====== Material

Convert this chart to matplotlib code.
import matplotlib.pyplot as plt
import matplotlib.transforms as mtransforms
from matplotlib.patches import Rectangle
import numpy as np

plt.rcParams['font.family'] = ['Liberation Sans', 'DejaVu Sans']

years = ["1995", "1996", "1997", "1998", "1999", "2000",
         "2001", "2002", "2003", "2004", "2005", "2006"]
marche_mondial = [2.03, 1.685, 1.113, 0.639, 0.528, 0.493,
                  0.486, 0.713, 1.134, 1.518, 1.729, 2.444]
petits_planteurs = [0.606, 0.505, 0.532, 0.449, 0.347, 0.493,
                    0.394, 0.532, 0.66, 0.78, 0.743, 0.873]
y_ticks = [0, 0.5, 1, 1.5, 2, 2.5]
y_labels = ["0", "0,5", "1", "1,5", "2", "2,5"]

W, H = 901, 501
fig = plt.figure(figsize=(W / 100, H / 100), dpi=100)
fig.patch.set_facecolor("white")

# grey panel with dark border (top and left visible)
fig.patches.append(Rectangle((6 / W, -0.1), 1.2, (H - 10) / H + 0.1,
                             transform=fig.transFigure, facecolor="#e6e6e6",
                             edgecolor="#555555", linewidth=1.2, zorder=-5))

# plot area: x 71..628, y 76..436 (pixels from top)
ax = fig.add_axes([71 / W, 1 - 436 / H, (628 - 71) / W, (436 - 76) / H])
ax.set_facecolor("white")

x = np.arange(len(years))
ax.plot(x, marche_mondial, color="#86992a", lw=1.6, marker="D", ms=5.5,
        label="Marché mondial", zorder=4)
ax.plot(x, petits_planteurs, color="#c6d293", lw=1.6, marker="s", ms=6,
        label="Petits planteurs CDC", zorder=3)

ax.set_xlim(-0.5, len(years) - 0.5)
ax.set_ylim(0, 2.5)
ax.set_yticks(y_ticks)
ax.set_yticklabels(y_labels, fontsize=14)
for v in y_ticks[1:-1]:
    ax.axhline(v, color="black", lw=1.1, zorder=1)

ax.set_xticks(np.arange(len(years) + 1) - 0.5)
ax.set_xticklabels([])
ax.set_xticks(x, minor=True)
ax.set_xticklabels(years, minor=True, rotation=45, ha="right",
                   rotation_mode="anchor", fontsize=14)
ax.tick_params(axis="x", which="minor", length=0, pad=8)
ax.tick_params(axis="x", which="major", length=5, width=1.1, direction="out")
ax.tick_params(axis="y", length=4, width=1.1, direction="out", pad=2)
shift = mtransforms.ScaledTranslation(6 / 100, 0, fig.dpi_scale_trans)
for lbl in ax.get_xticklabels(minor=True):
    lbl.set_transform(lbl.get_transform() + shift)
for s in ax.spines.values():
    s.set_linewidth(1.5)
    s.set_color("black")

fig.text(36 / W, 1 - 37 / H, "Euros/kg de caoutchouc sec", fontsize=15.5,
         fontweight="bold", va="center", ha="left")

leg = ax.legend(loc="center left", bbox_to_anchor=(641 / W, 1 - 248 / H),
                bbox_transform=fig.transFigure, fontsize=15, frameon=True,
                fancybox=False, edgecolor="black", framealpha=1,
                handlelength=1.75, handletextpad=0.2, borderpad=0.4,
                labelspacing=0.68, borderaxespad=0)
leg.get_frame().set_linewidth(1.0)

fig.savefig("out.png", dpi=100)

============

**Problem details**
Quote exactly the stretch of lines above that starts at the first one and ends at the line with "plt.rcParams['font.family'] = ['Liberation", and nothing beyond it.

**Task answer**
Convert this chart to matplotlib code.
import matplotlib.pyplot as plt
import matplotlib.transforms as mtransforms
from matplotlib.patches import Rectangle
import numpy as np

plt.rcParams['font.family'] = ['Liberation Sans', 'DejaVu Sans']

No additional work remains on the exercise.